Pepo tiene el pelo blanco como la nieve andina. Todas las tardes de su nueva vida en libertad, cuando Armando, el ser humano que le da de comer, se le acerca, le mete un escupitajo en la cara. Está en su naturaleza. O no. Armando Scoppa bromea que no, que es la bronca que le quedó de cuando lo explotaban en los pasillos de la villa 31. Una llama macho real usado para cotillón, para que los niños se saquen fotos con él un domingo cualquiera, como si fuera La Puna o Cochabamba. Armando entiende los rencores de Pepo con la humanidad, y deja que lance sus bolas de saliva pegajosa. Él se protege con un cartón; sabe que dos o tres impactos y ya está. Pepo no escupe más hasta la tarde siguiente.

Hay momentos y lugares a los que les sobran los eufemismos. Estas dos hectáreas arboladas en General Rodríguez no podían llevar otro nombre que el que tienen. No hay misterios en lo que Armando, Gabriela y su hermana Noemí hacen. El sitio se llama El paraíso de los animales.
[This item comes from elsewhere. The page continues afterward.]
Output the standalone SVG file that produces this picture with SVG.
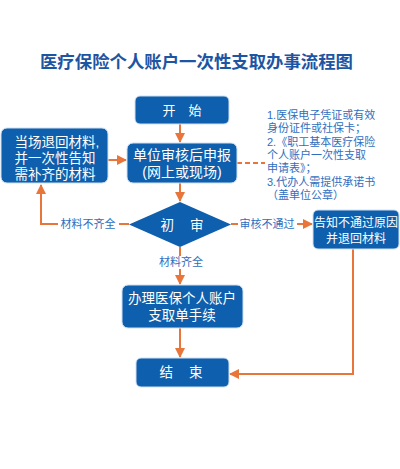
<svg xmlns="http://www.w3.org/2000/svg" width="400" height="469" viewBox="0 0 400 469">
<defs>
<marker id="ah" viewBox="0 0 10 10" refX="9" refY="5" markerWidth="5" markerHeight="5" orient="auto"><path d="M0,0 L10,5 L0,10 z" fill="#e8763a"/></marker>
<style>
.box{fill:#0e5fad;stroke:#cfe0f2;stroke-width:1}
.bt{fill:#fff;font-family:"Liberation Sans","Noto Sans CJK SC",sans-serif;text-anchor:middle}
.ln{fill:none;stroke:#e8763a;stroke-width:2}
.lb{fill:#2f6ebe;font-family:"Liberation Sans","Noto Sans CJK SC",sans-serif;font-size:11px;text-anchor:middle}
.note{fill:#2f6ebe;font-family:"Liberation Sans","Noto Sans CJK SC",sans-serif;font-size:11px}
</style>
</defs>
<rect width="400" height="469" fill="#fff"/>
<text x="196.5" y="68" text-anchor="middle" font-family="'Noto Sans CJK SC',sans-serif" font-size="17.4" font-weight="bold" fill="#1d55a3">医疗保险个人账户一次性支取办事流程图</text>
<g id="connectors">
<line class="ln" x1="180" y1="124" x2="180" y2="142" marker-end="url(#ah)"/>
<line class="ln" x1="180" y1="183" x2="180" y2="201" marker-end="url(#ah)"/>
<line class="ln" x1="108" y1="160" x2="126" y2="160" marker-end="url(#ah)"/>
<line class="ln" x1="129" y1="224" x2="119" y2="224"/>
<polyline class="ln" points="58,224 41,224 41,185" marker-end="url(#ah)"/>
<line class="ln" x1="231" y1="224" x2="238" y2="224"/>
<line class="ln" x1="297" y1="224" x2="312" y2="224" marker-end="url(#ah)"/>
<line class="ln" x1="180" y1="247" x2="180" y2="256"/>
<line class="ln" x1="180" y1="269" x2="180" y2="284" marker-end="url(#ah)"/>
<line class="ln" x1="180" y1="328" x2="180" y2="357" marker-end="url(#ah)"/>
<polyline class="ln" points="353,249 353,374 230,374" marker-end="url(#ah)"/>
<line class="ln" x1="237" y1="163" x2="265" y2="163" stroke-dasharray="5,3"/>
<text class="lb" x="88" y="228">材料不齐全</text>
<text class="lb" x="267" y="228">审核不通过</text>
<text class="lb" x="181" y="266">材料齐全</text>
</g>
<g id="start">
<rect class="box" x="135" y="96" width="94" height="28" rx="5"/>
<text class="bt" x="182" y="115" font-size="13">开　始</text>
</g>
<g id="submit">
<rect class="box" x="127" y="143" width="110" height="40" rx="6"/>
<text class="bt" x="182" y="160" font-size="14">单位审核后申报</text>
<text class="bt" x="182" y="177" font-size="14">(网上或现场)</text>
</g>
<g id="return">
<rect class="box" x="1" y="128" width="107" height="55" rx="6"/>
<text class="bt" x="57" y="147" font-size="13.5">当场退回材料,</text>
<text class="bt" x="55" y="163" font-size="13.5">并一次性告知</text>
<text class="bt" x="55" y="179" font-size="13.5">需补齐的材料</text>
</g>
<g id="review">
<polygon points="180,202 231,224.5 180,247 129,224.5" fill="#0e5fad"/>
<text class="bt" x="182" y="229.5" font-size="13.5">初<tspan dx="16">审</tspan></text>
</g>
<g id="reject">
<rect class="box" x="313" y="210" width="86" height="39" rx="5"/>
<text class="bt" x="356" y="227" font-size="12">告知不通过原因</text>
<text class="bt" x="356" y="243" font-size="12">并退回材料</text>
</g>
<g id="process">
<rect class="box" x="122" y="285" width="121" height="43" rx="6"/>
<text class="bt" x="182" y="303" font-size="13.5">办理医保个人账户</text>
<text class="bt" x="182" y="320" font-size="13.5">支取单手续</text>
</g>
<g id="end">
<rect class="box" x="136" y="358" width="93" height="29" rx="5"/>
<text class="bt" x="181" y="377" font-size="13.5">结<tspan dx="16">束</tspan></text>
</g>
<g id="note">
<text class="note" x="267" y="119">1.医保电子凭证或有效</text>
<text class="note" x="267" y="132.3">身份证件或社保卡；</text>
<text class="note" x="267" y="145.6">2.《职工基本医疗保险</text>
<text class="note" x="267" y="159">个人账户一次性支取</text>
<text class="note" x="267" y="172.3">申请表》；</text>
<text class="note" x="267" y="185.6">3.代办人需提供承诺书</text>
<text class="note" x="267" y="199">（盖单位公章）</text>
</g>
</svg>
Es una granja de rescate, refugio y cuidado de animales y es la vida, literalmente, de estos tres seres humanos.

Gabriela y Armando y Noemí se preguntan qué será de estos animales cuando ellos no estén. Sin eufemismos. Los tres responsables (Noemí se dedica a tareas administrativas y de comunicación) son el único sostén, pero tienen entre 70 y 75 años. "Somos nosotros y nadie más, cuando me muera todo esto es de los animales, pero no hay nadie más, quién los va a cuidar, no sé", dice Gabriela, alma y madre del proyecto iniciado en 1974.

En El paraíso no hay excenciones impositivas. Y hay deudas. Lo poco que tienen lo destinan a los alimentos para sus animales. La comida para los 120 perros rescatados (34 duermen con Gabriela, sí, en la misma casa dentro de este predio, y "solo tres son civilizados", bromea) les insume 1.500 pesos por día. Los 60 gatos demandan 8 bolsas de 15 kilos de comida por mes. Cada bolsa sale $1.200. La forrajería para las 37 cabras cuesta 1.000 pesos por día. Y además hay que saciar el hambre de gallinas, patos, ovejas y más.

Gabriela financió y sostuvo su paraíso durante décadas con sus altos ingresos como peluquera de perros aristócratas de Palermo Chico ("ganaba 1.200 dólares por mes, era furor, tenía anillos de oro y me movía en remís"), y la ayuda de una empresaria estadounidense, quien les regaló, entre otras cosas, media hectárea de un terreno lindero.

El paraíso no lucra con visitas al lugar (el que quiere puede ir, pero no se cobra entrada) ni entrega animales en adopción. La única manera que tiene de subsistir es con la ayuda solidaria de socios o voluntarios, que ahora no existen.
"Yo sé que con esto no voy a arreglar el mundo. Y ahora que no hay dinero es una carga", se lamenta.